We sincerely trust that the accused may be able to prove his innocence to the satisfaction of a British jury.

At the same time, it may not be thought out of place to call attention to the crying evil involved in the existence of a class of persons—​quite independently of individuals—​who, although shrewdly suspected by the police to be buyers of stolen goods, are left undisturbed to their mischievous avocations.

Stolen goods are habitually disposed of through the medium of the pawnbroker, the leaving-shop, the marine-store dealer, the assayer or dealer in gold or silver, and the professional “fence,” the last of whom has reduced his calling to a regulated system, and has his agents in different parts of the country and on the Continent, to whom he consigns parcels of stolen property with all the forms of regular commerce.

If the police could be induced to speak they might recount the histories of individuals who, after long careers of moral infamy in this line of business, have blossomed into respectable retirement in surburban mansions.

They are among the most difficult sort of criminals to convict.
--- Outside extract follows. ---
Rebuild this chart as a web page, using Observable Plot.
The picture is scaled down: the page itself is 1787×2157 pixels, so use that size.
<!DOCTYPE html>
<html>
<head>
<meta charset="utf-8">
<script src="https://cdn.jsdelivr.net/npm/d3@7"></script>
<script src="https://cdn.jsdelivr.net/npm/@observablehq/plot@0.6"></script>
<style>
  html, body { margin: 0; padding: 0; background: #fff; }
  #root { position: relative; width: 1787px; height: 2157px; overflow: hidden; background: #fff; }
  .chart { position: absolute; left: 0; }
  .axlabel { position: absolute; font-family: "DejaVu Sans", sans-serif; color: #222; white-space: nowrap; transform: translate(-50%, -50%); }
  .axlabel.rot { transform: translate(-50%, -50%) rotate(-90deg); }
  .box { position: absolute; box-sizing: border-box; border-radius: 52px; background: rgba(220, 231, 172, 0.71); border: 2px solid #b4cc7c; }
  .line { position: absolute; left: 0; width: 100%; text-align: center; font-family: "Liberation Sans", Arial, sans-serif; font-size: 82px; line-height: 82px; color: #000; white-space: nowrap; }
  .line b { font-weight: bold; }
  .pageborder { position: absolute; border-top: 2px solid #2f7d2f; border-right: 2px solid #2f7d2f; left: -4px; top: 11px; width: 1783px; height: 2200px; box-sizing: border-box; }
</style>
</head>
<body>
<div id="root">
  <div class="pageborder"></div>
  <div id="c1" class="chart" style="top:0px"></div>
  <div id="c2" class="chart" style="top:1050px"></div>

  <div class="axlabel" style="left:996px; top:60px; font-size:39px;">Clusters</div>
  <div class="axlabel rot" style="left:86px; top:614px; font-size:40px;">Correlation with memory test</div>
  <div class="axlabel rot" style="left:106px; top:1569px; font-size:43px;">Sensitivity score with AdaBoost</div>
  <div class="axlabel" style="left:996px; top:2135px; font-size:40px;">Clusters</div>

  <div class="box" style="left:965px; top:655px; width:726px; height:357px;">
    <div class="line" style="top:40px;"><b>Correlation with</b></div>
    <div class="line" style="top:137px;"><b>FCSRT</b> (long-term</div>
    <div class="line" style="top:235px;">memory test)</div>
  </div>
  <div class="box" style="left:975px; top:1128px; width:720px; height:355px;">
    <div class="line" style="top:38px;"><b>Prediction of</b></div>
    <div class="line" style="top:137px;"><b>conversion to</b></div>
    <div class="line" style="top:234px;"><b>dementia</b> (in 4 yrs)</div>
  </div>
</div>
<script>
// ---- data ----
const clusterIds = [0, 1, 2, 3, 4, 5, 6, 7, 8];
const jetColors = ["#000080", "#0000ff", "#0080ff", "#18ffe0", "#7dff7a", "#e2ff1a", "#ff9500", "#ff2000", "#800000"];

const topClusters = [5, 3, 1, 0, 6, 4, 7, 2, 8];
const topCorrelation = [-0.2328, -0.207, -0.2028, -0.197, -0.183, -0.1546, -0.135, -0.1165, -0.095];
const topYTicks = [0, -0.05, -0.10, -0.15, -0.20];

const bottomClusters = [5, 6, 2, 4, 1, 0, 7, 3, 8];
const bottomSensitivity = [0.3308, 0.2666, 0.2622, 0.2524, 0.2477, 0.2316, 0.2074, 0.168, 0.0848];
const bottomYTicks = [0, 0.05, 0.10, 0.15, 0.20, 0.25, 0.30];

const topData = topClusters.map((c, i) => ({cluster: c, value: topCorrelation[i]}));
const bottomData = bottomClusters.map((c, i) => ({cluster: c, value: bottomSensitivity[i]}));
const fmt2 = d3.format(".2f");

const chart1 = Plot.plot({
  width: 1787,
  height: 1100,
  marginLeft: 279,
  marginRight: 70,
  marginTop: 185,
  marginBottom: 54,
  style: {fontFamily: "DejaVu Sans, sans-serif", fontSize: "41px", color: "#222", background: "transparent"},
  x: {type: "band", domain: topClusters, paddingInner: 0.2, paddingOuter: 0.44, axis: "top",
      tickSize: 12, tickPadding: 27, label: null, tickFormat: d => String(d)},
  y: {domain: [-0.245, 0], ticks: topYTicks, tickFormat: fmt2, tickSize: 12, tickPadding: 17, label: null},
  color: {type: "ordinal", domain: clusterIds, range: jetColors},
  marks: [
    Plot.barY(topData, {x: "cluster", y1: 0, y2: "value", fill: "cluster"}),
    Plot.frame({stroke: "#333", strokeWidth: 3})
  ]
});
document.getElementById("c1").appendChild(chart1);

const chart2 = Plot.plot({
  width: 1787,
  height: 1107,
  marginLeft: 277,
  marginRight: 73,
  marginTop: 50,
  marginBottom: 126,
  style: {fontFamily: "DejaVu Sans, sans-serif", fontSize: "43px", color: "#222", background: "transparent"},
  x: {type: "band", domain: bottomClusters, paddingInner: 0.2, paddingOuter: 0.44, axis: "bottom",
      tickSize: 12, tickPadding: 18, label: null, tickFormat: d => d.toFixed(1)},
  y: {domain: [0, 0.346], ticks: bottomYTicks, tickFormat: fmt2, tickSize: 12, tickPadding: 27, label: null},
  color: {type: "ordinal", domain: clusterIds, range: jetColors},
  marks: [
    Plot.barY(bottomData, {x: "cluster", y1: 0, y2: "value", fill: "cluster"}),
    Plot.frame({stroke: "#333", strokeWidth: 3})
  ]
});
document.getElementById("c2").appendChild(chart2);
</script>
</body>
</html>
The transactions of the firm are generally managed by a strong-minded, subtle rogue, who keeps the majority of those to whom he disposes of his ill-gotten gains in ignorance of his and their true character.

The pawnbroker is generally more sinned against than sinning; for, if stolen property can be traced to his possession, he is forced by law to restore it to the right owner without compensation.
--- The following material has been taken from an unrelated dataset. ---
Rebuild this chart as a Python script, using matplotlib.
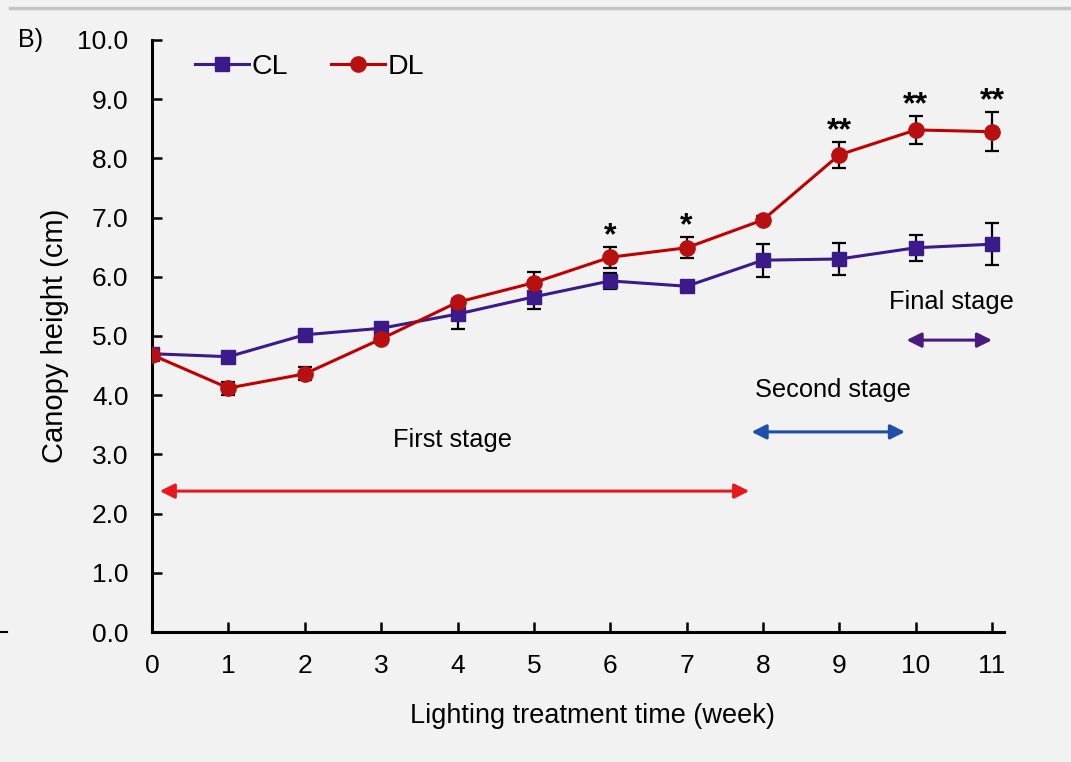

While, however, the pawnbroker is licensed and subject to many disabilities in the prosecution of his calling, the keeper of the leaving shop is a mere unlicensed usurer in a small way, generally ready to advance petty sums on all sorts of portable property without asking questions as to its rightful possession.

Even when this sort of person is not a regular “fence” for the lowest class of thieves, he robs the very poor by taking exorbitant interest. He should be suppressed and eradicated root and branch.

When lead is stolen from the roofs of buildings, or metal fittings purloined from uninhabited houses, such plunder almost invariably finds its way to the den of the marine-store dealer, who also encourages servants to acts of wilful extravagance in the choice and rending down of fat meat by purchasing the residue, without comment or inquiry, as “kitchen stuff.”

The pretended assayer and dealer in gold and silver usually has his shop in some respectable part of the town, and in the neighbourhood of bonâ-fide establishments for the purchase and sale of the precious metals.